■ **INSTRUCTIONS TO FOLLOW**
Copy out every record below exactly as written, but leave out any pictures.

<<<<

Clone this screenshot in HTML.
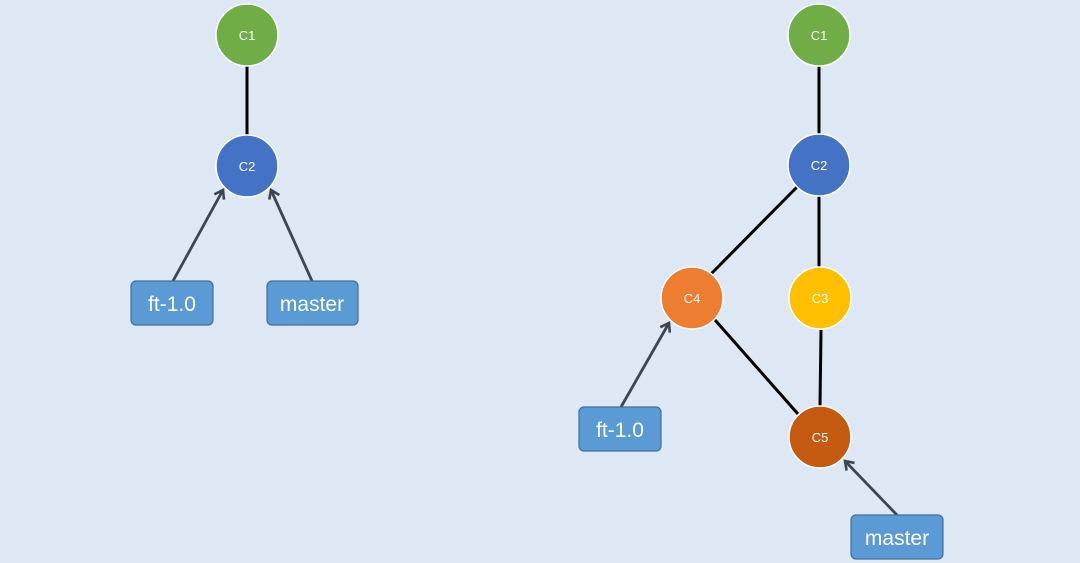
<!DOCTYPE html>
<html><head><style>
html,body{margin:0;padding:0;background:#dde8f4;}
svg{display:block;}
text{font-family:"Liberation Sans",sans-serif;fill:#fff;}
</style></head><body>
<svg width="1080" height="563" viewBox="0 0 1080 563">
<defs><marker id="a" markerWidth="14" markerHeight="14" refX="10" refY="7" orient="auto" markerUnits="userSpaceOnUse"><path d="M2,1.5 L10,7 L2,12.5" fill="none" stroke="#3d4650" stroke-width="2.6"/></marker></defs>
<rect width="1080" height="563" fill="#dde8f4"/>
<g stroke="#000" stroke-width="3">
<line x1="247" y1="65" x2="247" y2="135"/>
<line x1="819" y1="65" x2="819" y2="134"/>
<line x1="798" y1="186" x2="711" y2="274"/>
<line x1="819" y1="196" x2="819" y2="267"/>
<line x1="715" y1="320" x2="798" y2="414"/>
<line x1="821" y1="330" x2="820" y2="406"/>
</g>
<g stroke="#3d4650" stroke-width="2.8" marker-end="url(#a)">
<line x1="173" y1="281" x2="223" y2="190"/>
<line x1="312" y1="281" x2="271" y2="190"/>
<line x1="621" y1="407" x2="669" y2="323"/>
<line x1="897" y1="515" x2="845" y2="461"/>
</g>
<g stroke="#fff" stroke-width="1.5">
<circle cx="247" cy="35" r="31" fill="#70ad47"/>
<circle cx="247" cy="166" r="31" fill="#4472c4"/>
<circle cx="819" cy="35" r="31" fill="#70ad47"/>
<circle cx="819" cy="165" r="31" fill="#4472c4"/>
<circle cx="692" cy="298" r="31" fill="#ed7d31"/>
<circle cx="820" cy="298" r="31" fill="#ffc000"/>
<circle cx="820" cy="437" r="31" fill="#c55a11"/>
</g>
<g font-size="13" text-anchor="middle">
<text x="247" y="40">C1</text><text x="247" y="171">C2</text>
<text x="819" y="40">C1</text><text x="819" y="170">C2</text>
<text x="692" y="303">C4</text><text x="820" y="303">C3</text><text x="820" y="442">C5</text>
</g>
<g fill="#5b9bd5" stroke="#41719c" stroke-width="1.2">
<rect x="131" y="281" width="82" height="44" rx="5"/>
<rect x="267" y="281" width="91" height="44" rx="5"/>
<rect x="579" y="407" width="82" height="44" rx="5"/>
<rect x="851" y="515" width="92" height="44" rx="5"/>
</g>
<g font-size="21" text-anchor="middle">
<text x="172" y="311">ft-1.0</text><text x="312" y="311">master</text>
<text x="620" y="437">ft-1.0</text><text x="897" y="545">master</text>
</g>
</svg>
</body></html>
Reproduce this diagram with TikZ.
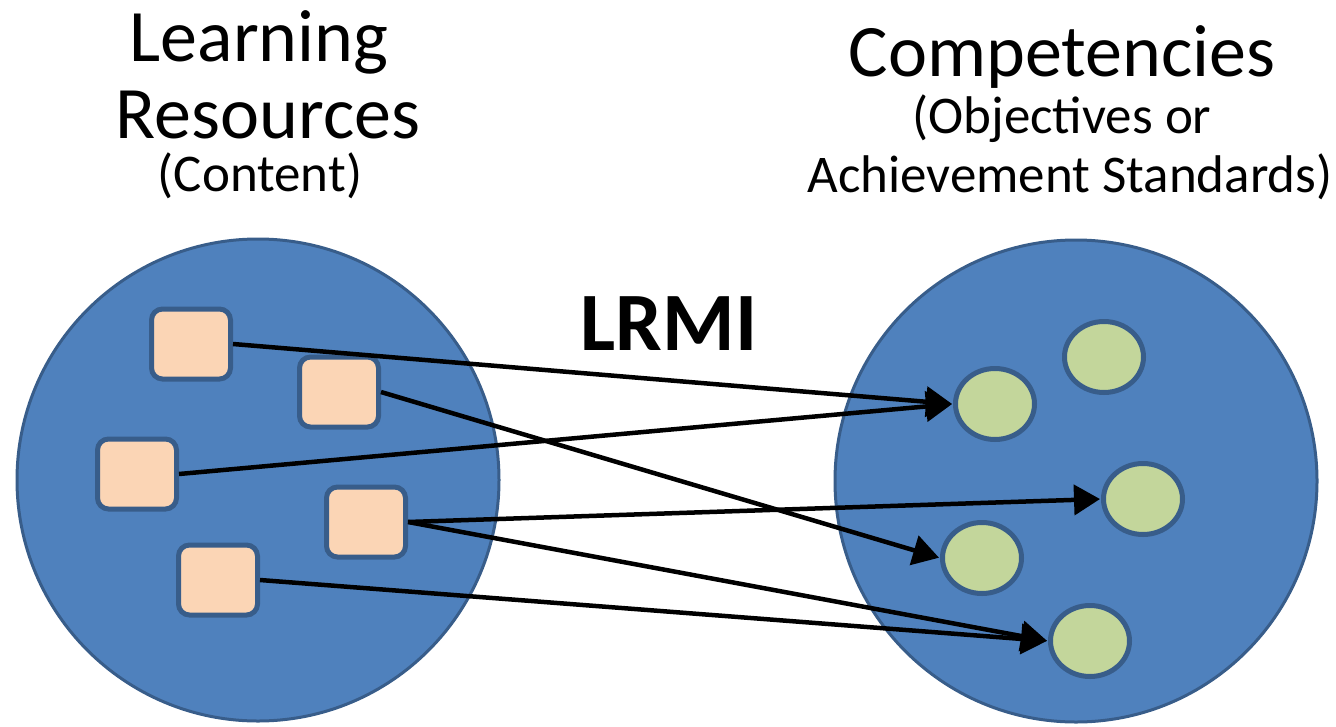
\documentclass[tikz,border=0pt]{standalone}
\usepackage{fontspec}
\setmainfont{Carlito}
\usetikzlibrary{arrows.meta,shapes.geometric}
\definecolor{bigblue}{HTML}{4F81BD}
\definecolor{edgeblue}{HTML}{385D8A}
\definecolor{peach}{HTML}{FBD5B5}
\definecolor{leaf}{HTML}{C3D69B}
\tikzset{
  bigcircle/.style={circle, fill=bigblue, draw=edgeblue, line width=3pt, minimum size=482pt, inner sep=0pt},
  resbox/.style={rectangle, rounded corners=11pt, fill=peach, draw=edgeblue, line width=5pt, minimum width=79pt, minimum height=70pt, inner sep=0pt},
  compell/.style={ellipse, fill=leaf, draw=edgeblue, line width=5pt, minimum width=79pt, minimum height=71pt, inner sep=0pt},
  link/.style={line width=4.5pt, -{Triangle[length=26pt, width=30pt]}, shorten >=1pt},
  bigtxt/.style={anchor=base, inner sep=0pt, text height=48pt, text depth=0pt, font=\fontsize{74}{80}\selectfont},
  smalltxt/.style={anchor=base, inner sep=0pt, text height=34pt, text depth=8pt, font=\fontsize{53}{58}\selectfont},
}
\begin{document}
\begin{tikzpicture}[x=1pt, y=-1pt]
\useasboundingbox (0,0) rectangle (1336,726);
\node[bigcircle] (lc) at (258,480) {};
\node[bigcircle] (rc) at (1076,481) {};
\node[resbox] (s1) at (191,344) {};
\node[resbox] (s2) at (339,392) {};
\node[resbox] (s3) at (137,474) {};
\node[resbox] (s4) at (366,522) {};
\node[resbox] (s5) at (218,580) {};
\node[compell] (e1) at (995,404) {};
\node[compell] (e2) at (1104,357) {};
\node[compell] (e3) at (1143,499) {};
\node[compell] (e4) at (982,558) {};
\node[compell] (e5) at (1090,641) {};
\draw[link] (s1.east) -- (e1.west);
\draw[link] (s3.east) -- (e1.west);
\draw[link] (s2.east) -- (e4.west);
\draw[link] (s4.east) -- (e3.west);
\draw[link] (s4.east) -- (e5.west);
\draw[link] (s5.east) -- (e5.west);
\node[bigtxt] (t1) at (259,61) {Learning};
\node[bigtxt] (t2) at (268,138) {Resources};
\node[smalltxt] (t3) at (260,191) {(Content)};
\node[bigtxt] (t4) at (1062,76) {Competencies};
\node[smalltxt] (t5) at (1062,133) {(Objectives or};
\node[smalltxt] (t6) at (1070,192) {Achievement Standards)};
\node[anchor=base, inner sep=0pt, font=\fontsize{83}{88}\selectfont\bfseries] (lrmi) at (669,350) {LRMI};
\end{tikzpicture}
\end{document}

>>>>

■ **EXERCISE SOLUTION**
Clone this screenshot in HTML.
<!DOCTYPE html>
<html><head><style>
html,body{margin:0;padding:0;background:#dde8f4;}
svg{display:block;}
text{font-family:"Liberation Sans",sans-serif;fill:#fff;}
</style></head><body>
<svg width="1080" height="563" viewBox="0 0 1080 563">
<defs><marker id="a" markerWidth="14" markerHeight="14" refX="10" refY="7" orient="auto" markerUnits="userSpaceOnUse"><path d="M2,1.5 L10,7 L2,12.5" fill="none" stroke="#3d4650" stroke-width="2.6"/></marker></defs>
<rect width="1080" height="563" fill="#dde8f4"/>
<g stroke="#000" stroke-width="3">
<line x1="247" y1="65" x2="247" y2="135"/>
<line x1="819" y1="65" x2="819" y2="134"/>
<line x1="798" y1="186" x2="711" y2="274"/>
<line x1="819" y1="196" x2="819" y2="267"/>
<line x1="715" y1="320" x2="798" y2="414"/>
<line x1="821" y1="330" x2="820" y2="406"/>
</g>
<g stroke="#3d4650" stroke-width="2.8" marker-end="url(#a)">
<line x1="173" y1="281" x2="223" y2="190"/>
<line x1="312" y1="281" x2="271" y2="190"/>
<line x1="621" y1="407" x2="669" y2="323"/>
<line x1="897" y1="515" x2="845" y2="461"/>
</g>
<g stroke="#fff" stroke-width="1.5">
<circle cx="247" cy="35" r="31" fill="#70ad47"/>
<circle cx="247" cy="166" r="31" fill="#4472c4"/>
<circle cx="819" cy="35" r="31" fill="#70ad47"/>
<circle cx="819" cy="165" r="31" fill="#4472c4"/>
<circle cx="692" cy="298" r="31" fill="#ed7d31"/>
<circle cx="820" cy="298" r="31" fill="#ffc000"/>
<circle cx="820" cy="437" r="31" fill="#c55a11"/>
</g>
<g font-size="13" text-anchor="middle">
<text x="247" y="40">C1</text><text x="247" y="171">C2</text>
<text x="819" y="40">C1</text><text x="819" y="170">C2</text>
<text x="692" y="303">C4</text><text x="820" y="303">C3</text><text x="820" y="442">C5</text>
</g>
<g fill="#5b9bd5" stroke="#41719c" stroke-width="1.2">
<rect x="131" y="281" width="82" height="44" rx="5"/>
<rect x="267" y="281" width="91" height="44" rx="5"/>
<rect x="579" y="407" width="82" height="44" rx="5"/>
<rect x="851" y="515" width="92" height="44" rx="5"/>
</g>
<g font-size="21" text-anchor="middle">
<text x="172" y="311">ft-1.0</text><text x="312" y="311">master</text>
<text x="620" y="437">ft-1.0</text><text x="897" y="545">master</text>
</g>
</svg>
</body></html>
Reproduce this diagram with TikZ.
\documentclass[tikz,border=0pt]{standalone}
\usepackage{fontspec}
\setmainfont{Carlito}
\usetikzlibrary{arrows.meta,shapes.geometric}
\definecolor{bigblue}{HTML}{4F81BD}
\definecolor{edgeblue}{HTML}{385D8A}
\definecolor{peach}{HTML}{FBD5B5}
\definecolor{leaf}{HTML}{C3D69B}
\tikzset{
  bigcircle/.style={circle, fill=bigblue, draw=edgeblue, line width=3pt, minimum size=482pt, inner sep=0pt},
  resbox/.style={rectangle, rounded corners=11pt, fill=peach, draw=edgeblue, line width=5pt, minimum width=79pt, minimum height=70pt, inner sep=0pt},
  compell/.style={ellipse, fill=leaf, draw=edgeblue, line width=5pt, minimum width=79pt, minimum height=71pt, inner sep=0pt},
  link/.style={line width=4.5pt, -{Triangle[length=26pt, width=30pt]}, shorten >=1pt},
  bigtxt/.style={anchor=base, inner sep=0pt, text height=48pt, text depth=0pt, font=\fontsize{74}{80}\selectfont},
  smalltxt/.style={anchor=base, inner sep=0pt, text height=34pt, text depth=8pt, font=\fontsize{53}{58}\selectfont},
}
\begin{document}
\begin{tikzpicture}[x=1pt, y=-1pt]
\useasboundingbox (0,0) rectangle (1336,726);
\node[bigcircle] (lc) at (258,480) {};
\node[bigcircle] (rc) at (1076,481) {};
\node[resbox] (s1) at (191,344) {};
\node[resbox] (s2) at (339,392) {};
\node[resbox] (s3) at (137,474) {};
\node[resbox] (s4) at (366,522) {};
\node[resbox] (s5) at (218,580) {};
\node[compell] (e1) at (995,404) {};
\node[compell] (e2) at (1104,357) {};
\node[compell] (e3) at (1143,499) {};
\node[compell] (e4) at (982,558) {};
\node[compell] (e5) at (1090,641) {};
\draw[link] (s1.east) -- (e1.west);
\draw[link] (s3.east) -- (e1.west);
\draw[link] (s2.east) -- (e4.west);
\draw[link] (s4.east) -- (e3.west);
\draw[link] (s4.east) -- (e5.west);
\draw[link] (s5.east) -- (e5.west);
\node[bigtxt] (t1) at (259,61) {Learning};
\node[bigtxt] (t2) at (268,138) {Resources};
\node[smalltxt] (t3) at (260,191) {(Content)};
\node[bigtxt] (t4) at (1062,76) {Competencies};
\node[smalltxt] (t5) at (1062,133) {(Objectives or};
\node[smalltxt] (t6) at (1070,192) {Achievement Standards)};
\node[anchor=base, inner sep=0pt, font=\fontsize{83}{88}\selectfont\bfseries] (lrmi) at (669,350) {LRMI};
\end{tikzpicture}
\end{document}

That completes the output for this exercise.